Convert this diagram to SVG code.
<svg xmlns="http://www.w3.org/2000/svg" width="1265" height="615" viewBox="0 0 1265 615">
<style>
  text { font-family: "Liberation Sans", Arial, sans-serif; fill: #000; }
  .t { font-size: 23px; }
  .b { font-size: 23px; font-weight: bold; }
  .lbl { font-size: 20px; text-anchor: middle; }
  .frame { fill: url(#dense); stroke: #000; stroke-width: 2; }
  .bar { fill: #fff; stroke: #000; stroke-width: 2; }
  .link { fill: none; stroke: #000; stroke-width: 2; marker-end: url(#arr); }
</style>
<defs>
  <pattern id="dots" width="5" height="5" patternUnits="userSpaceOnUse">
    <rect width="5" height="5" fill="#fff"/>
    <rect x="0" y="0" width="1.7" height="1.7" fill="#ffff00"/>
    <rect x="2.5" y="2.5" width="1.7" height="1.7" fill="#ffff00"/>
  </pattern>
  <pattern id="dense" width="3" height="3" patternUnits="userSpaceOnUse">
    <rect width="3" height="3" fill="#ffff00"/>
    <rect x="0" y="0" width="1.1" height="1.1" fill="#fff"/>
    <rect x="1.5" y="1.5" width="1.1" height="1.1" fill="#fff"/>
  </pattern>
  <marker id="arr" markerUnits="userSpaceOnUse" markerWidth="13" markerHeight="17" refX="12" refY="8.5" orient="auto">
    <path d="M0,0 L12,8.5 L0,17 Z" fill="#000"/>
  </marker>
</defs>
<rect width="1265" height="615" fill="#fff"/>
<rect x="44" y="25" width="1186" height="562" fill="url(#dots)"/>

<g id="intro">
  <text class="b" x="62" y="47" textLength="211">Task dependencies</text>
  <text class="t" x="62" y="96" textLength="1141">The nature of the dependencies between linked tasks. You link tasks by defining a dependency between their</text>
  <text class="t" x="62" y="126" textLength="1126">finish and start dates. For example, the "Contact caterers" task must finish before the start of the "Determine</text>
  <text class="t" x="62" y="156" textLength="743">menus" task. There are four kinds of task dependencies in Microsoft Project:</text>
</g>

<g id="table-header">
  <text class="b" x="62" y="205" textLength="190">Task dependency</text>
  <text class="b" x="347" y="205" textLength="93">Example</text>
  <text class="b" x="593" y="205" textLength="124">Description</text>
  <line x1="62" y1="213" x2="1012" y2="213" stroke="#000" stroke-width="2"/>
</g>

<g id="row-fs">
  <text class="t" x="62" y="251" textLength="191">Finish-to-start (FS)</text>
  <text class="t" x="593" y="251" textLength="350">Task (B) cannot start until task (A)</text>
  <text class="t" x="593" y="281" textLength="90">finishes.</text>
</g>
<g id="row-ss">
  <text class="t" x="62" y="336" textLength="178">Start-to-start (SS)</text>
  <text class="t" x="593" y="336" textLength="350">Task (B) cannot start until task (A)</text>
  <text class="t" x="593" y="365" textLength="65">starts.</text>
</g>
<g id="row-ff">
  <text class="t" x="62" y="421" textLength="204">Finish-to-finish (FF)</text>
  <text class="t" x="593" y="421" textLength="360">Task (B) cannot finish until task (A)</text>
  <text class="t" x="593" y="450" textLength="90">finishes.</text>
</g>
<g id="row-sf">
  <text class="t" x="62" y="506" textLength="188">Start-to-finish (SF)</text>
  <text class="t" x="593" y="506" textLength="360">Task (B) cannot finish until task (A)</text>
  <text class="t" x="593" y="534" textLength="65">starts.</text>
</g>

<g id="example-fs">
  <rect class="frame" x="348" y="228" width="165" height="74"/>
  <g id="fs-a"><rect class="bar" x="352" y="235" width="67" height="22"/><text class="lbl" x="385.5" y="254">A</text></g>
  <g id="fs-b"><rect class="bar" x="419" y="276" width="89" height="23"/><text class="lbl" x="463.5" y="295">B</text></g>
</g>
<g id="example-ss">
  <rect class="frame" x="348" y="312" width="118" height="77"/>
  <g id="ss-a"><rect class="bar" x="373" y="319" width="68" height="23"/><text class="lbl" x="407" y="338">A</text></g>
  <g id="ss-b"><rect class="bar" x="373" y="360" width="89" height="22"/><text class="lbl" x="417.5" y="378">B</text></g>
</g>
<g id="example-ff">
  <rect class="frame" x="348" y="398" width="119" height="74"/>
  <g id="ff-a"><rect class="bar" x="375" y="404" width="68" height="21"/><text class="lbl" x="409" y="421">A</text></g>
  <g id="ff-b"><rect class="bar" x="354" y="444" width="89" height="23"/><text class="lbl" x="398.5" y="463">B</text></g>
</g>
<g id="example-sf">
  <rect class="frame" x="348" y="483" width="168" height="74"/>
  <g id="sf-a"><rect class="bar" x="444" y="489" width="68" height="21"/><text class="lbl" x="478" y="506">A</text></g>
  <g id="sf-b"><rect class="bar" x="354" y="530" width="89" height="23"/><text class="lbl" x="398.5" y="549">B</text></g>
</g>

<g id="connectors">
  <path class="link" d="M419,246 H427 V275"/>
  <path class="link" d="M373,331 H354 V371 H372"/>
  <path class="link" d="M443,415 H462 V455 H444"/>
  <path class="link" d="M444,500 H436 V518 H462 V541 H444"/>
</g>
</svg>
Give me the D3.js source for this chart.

| What the exercise asks |
Make an exact copy of all the data.

| Solved exercise |
Convert this diagram to SVG code.
<svg xmlns="http://www.w3.org/2000/svg" width="1265" height="615" viewBox="0 0 1265 615">
<style>
  text { font-family: "Liberation Sans", Arial, sans-serif; fill: #000; }
  .t { font-size: 23px; }
  .b { font-size: 23px; font-weight: bold; }
  .lbl { font-size: 20px; text-anchor: middle; }
  .frame { fill: url(#dense); stroke: #000; stroke-width: 2; }
  .bar { fill: #fff; stroke: #000; stroke-width: 2; }
  .link { fill: none; stroke: #000; stroke-width: 2; marker-end: url(#arr); }
</style>
<defs>
  <pattern id="dots" width="5" height="5" patternUnits="userSpaceOnUse">
    <rect width="5" height="5" fill="#fff"/>
    <rect x="0" y="0" width="1.7" height="1.7" fill="#ffff00"/>
    <rect x="2.5" y="2.5" width="1.7" height="1.7" fill="#ffff00"/>
  </pattern>
  <pattern id="dense" width="3" height="3" patternUnits="userSpaceOnUse">
    <rect width="3" height="3" fill="#ffff00"/>
    <rect x="0" y="0" width="1.1" height="1.1" fill="#fff"/>
    <rect x="1.5" y="1.5" width="1.1" height="1.1" fill="#fff"/>
  </pattern>
  <marker id="arr" markerUnits="userSpaceOnUse" markerWidth="13" markerHeight="17" refX="12" refY="8.5" orient="auto">
    <path d="M0,0 L12,8.5 L0,17 Z" fill="#000"/>
  </marker>
</defs>
<rect width="1265" height="615" fill="#fff"/>
<rect x="44" y="25" width="1186" height="562" fill="url(#dots)"/>

<g id="intro">
  <text class="b" x="62" y="47" textLength="211">Task dependencies</text>
  <text class="t" x="62" y="96" textLength="1141">The nature of the dependencies between linked tasks. You link tasks by defining a dependency between their</text>
  <text class="t" x="62" y="126" textLength="1126">finish and start dates. For example, the "Contact caterers" task must finish before the start of the "Determine</text>
  <text class="t" x="62" y="156" textLength="743">menus" task. There are four kinds of task dependencies in Microsoft Project:</text>
</g>

<g id="table-header">
  <text class="b" x="62" y="205" textLength="190">Task dependency</text>
  <text class="b" x="347" y="205" textLength="93">Example</text>
  <text class="b" x="593" y="205" textLength="124">Description</text>
  <line x1="62" y1="213" x2="1012" y2="213" stroke="#000" stroke-width="2"/>
</g>

<g id="row-fs">
  <text class="t" x="62" y="251" textLength="191">Finish-to-start (FS)</text>
  <text class="t" x="593" y="251" textLength="350">Task (B) cannot start until task (A)</text>
  <text class="t" x="593" y="281" textLength="90">finishes.</text>
</g>
<g id="row-ss">
  <text class="t" x="62" y="336" textLength="178">Start-to-start (SS)</text>
  <text class="t" x="593" y="336" textLength="350">Task (B) cannot start until task (A)</text>
  <text class="t" x="593" y="365" textLength="65">starts.</text>
</g>
<g id="row-ff">
  <text class="t" x="62" y="421" textLength="204">Finish-to-finish (FF)</text>
  <text class="t" x="593" y="421" textLength="360">Task (B) cannot finish until task (A)</text>
  <text class="t" x="593" y="450" textLength="90">finishes.</text>
</g>
<g id="row-sf">
  <text class="t" x="62" y="506" textLength="188">Start-to-finish (SF)</text>
  <text class="t" x="593" y="506" textLength="360">Task (B) cannot finish until task (A)</text>
  <text class="t" x="593" y="534" textLength="65">starts.</text>
</g>

<g id="example-fs">
  <rect class="frame" x="348" y="228" width="165" height="74"/>
  <g id="fs-a"><rect class="bar" x="352" y="235" width="67" height="22"/><text class="lbl" x="385.5" y="254">A</text></g>
  <g id="fs-b"><rect class="bar" x="419" y="276" width="89" height="23"/><text class="lbl" x="463.5" y="295">B</text></g>
</g>
<g id="example-ss">
  <rect class="frame" x="348" y="312" width="118" height="77"/>
  <g id="ss-a"><rect class="bar" x="373" y="319" width="68" height="23"/><text class="lbl" x="407" y="338">A</text></g>
  <g id="ss-b"><rect class="bar" x="373" y="360" width="89" height="22"/><text class="lbl" x="417.5" y="378">B</text></g>
</g>
<g id="example-ff">
  <rect class="frame" x="348" y="398" width="119" height="74"/>
  <g id="ff-a"><rect class="bar" x="375" y="404" width="68" height="21"/><text class="lbl" x="409" y="421">A</text></g>
  <g id="ff-b"><rect class="bar" x="354" y="444" width="89" height="23"/><text class="lbl" x="398.5" y="463">B</text></g>
</g>
<g id="example-sf">
  <rect class="frame" x="348" y="483" width="168" height="74"/>
  <g id="sf-a"><rect class="bar" x="444" y="489" width="68" height="21"/><text class="lbl" x="478" y="506">A</text></g>
  <g id="sf-b"><rect class="bar" x="354" y="530" width="89" height="23"/><text class="lbl" x="398.5" y="549">B</text></g>
</g>

<g id="connectors">
  <path class="link" d="M419,246 H427 V275"/>
  <path class="link" d="M373,331 H354 V371 H372"/>
  <path class="link" d="M443,415 H462 V455 H444"/>
  <path class="link" d="M444,500 H436 V518 H462 V541 H444"/>
</g>
</svg>
Give me the D3.js source for this chart.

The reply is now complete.